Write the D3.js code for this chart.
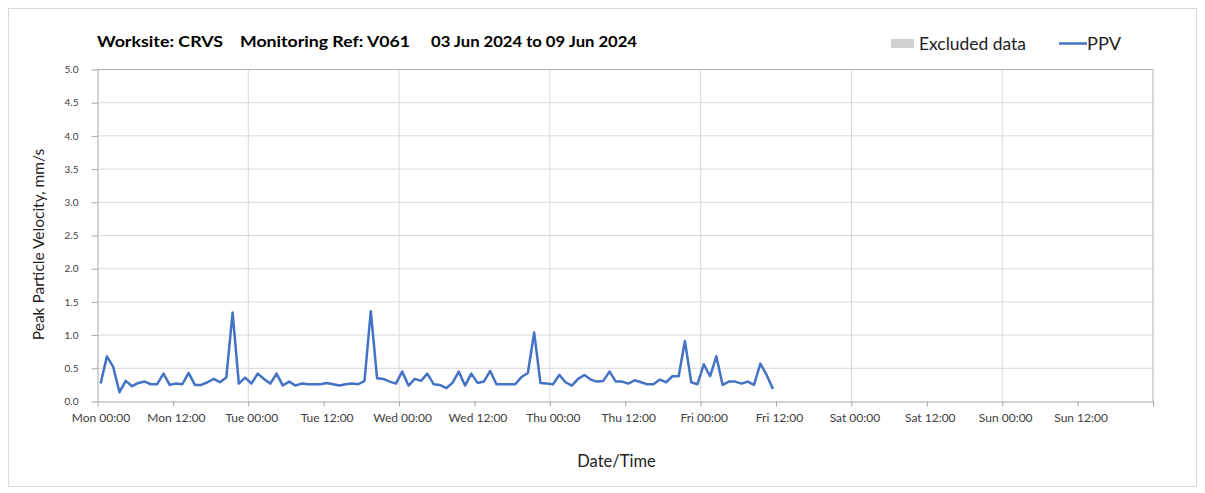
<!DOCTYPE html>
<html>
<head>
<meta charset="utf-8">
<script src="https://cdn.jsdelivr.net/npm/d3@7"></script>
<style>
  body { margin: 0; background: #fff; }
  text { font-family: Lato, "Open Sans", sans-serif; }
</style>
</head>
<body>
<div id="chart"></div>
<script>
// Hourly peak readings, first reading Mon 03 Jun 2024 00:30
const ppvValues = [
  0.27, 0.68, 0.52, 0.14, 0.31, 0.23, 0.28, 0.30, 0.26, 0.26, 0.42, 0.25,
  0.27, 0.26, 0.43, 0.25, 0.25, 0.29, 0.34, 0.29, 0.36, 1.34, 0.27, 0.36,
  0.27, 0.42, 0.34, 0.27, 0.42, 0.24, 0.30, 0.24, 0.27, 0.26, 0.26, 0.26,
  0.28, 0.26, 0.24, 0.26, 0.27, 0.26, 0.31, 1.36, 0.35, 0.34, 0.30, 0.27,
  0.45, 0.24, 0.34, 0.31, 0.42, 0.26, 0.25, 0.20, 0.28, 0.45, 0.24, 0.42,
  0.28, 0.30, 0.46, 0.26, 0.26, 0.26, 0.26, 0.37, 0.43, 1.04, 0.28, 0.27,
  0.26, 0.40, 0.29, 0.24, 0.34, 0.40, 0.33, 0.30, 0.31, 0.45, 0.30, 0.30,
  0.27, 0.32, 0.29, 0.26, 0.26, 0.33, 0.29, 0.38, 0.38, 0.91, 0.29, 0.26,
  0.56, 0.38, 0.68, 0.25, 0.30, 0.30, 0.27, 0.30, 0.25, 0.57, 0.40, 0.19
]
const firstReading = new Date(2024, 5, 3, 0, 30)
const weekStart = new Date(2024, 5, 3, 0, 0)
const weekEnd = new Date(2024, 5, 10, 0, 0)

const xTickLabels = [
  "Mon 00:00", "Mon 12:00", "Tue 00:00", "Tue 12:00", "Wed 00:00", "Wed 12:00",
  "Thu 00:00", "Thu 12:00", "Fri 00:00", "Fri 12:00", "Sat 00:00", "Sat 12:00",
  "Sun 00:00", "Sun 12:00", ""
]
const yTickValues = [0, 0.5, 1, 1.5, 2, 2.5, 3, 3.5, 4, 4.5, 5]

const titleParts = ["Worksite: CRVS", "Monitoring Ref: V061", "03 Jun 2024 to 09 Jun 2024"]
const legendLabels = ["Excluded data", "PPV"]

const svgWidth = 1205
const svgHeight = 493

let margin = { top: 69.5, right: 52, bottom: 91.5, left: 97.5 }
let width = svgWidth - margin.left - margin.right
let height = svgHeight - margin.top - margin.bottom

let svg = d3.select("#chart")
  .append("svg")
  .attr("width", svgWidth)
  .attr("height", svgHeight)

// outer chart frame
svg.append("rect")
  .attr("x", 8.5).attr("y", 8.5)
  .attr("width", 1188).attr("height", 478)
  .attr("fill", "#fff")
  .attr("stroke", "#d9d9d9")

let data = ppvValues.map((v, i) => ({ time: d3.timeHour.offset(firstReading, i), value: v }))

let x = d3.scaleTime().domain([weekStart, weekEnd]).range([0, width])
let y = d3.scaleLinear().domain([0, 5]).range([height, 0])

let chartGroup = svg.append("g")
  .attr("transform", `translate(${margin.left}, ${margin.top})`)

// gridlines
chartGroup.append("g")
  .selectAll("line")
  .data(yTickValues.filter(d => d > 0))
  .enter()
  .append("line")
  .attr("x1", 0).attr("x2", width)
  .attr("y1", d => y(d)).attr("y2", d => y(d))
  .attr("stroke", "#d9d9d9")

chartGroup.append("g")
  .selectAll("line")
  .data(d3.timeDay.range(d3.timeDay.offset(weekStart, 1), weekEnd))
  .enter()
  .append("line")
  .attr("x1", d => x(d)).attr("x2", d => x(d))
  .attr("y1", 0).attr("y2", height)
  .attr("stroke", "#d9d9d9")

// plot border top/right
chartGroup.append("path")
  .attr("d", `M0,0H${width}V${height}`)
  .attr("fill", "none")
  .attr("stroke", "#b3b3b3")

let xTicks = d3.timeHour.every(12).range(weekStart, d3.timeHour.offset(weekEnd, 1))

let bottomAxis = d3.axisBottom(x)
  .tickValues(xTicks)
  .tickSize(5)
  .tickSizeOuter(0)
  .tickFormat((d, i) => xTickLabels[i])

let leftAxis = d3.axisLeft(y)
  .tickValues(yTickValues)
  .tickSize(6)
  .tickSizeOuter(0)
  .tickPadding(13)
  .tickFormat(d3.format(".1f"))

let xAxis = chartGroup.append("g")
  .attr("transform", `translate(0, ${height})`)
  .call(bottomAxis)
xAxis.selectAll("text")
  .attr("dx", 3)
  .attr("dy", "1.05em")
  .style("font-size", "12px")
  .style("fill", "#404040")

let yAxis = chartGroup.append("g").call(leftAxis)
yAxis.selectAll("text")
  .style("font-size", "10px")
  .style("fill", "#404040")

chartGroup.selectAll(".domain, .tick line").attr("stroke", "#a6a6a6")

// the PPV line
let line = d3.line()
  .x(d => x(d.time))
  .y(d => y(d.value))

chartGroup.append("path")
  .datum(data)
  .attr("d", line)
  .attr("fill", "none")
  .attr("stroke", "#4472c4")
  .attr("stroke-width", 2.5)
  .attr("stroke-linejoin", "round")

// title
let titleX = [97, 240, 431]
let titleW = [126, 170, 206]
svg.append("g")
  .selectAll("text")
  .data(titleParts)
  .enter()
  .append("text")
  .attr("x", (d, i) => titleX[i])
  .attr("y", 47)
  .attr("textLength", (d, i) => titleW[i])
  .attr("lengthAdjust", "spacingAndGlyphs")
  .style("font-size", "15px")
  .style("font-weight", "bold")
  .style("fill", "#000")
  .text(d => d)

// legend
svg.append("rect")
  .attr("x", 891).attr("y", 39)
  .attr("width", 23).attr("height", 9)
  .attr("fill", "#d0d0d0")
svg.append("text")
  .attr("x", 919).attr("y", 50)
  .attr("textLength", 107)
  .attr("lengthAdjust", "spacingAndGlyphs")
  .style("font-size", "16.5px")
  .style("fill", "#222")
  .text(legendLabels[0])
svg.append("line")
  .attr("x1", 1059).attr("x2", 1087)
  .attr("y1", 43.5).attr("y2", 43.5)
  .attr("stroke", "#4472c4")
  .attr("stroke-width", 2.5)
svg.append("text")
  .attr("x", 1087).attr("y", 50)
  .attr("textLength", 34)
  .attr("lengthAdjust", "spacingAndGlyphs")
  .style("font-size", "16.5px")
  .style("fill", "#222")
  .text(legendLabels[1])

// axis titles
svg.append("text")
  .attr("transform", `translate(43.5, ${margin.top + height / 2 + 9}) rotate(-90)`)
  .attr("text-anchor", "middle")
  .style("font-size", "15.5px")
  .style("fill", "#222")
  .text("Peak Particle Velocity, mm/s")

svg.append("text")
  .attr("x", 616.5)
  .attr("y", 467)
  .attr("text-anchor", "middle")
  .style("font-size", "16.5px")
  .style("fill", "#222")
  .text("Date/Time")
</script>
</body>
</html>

^^^^^^^^

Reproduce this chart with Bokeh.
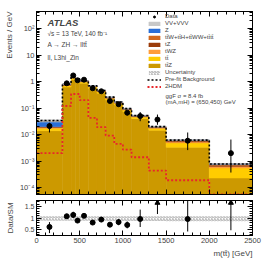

^^^^^^^^

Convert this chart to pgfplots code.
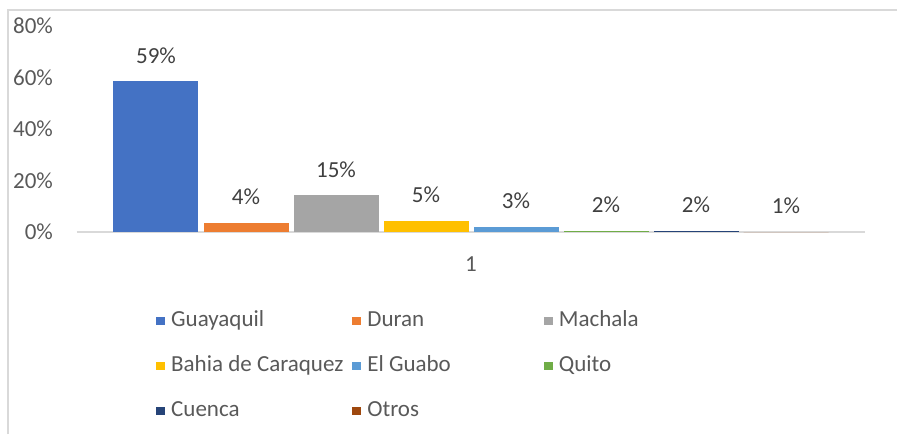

^^^^^^^^

## Problem to solve
Pick out each line containing "this" and report it.

## Written response
Write the D3.js code for this chart.
Reproduce this chart with Bokeh.
Convert this chart to pgfplots code.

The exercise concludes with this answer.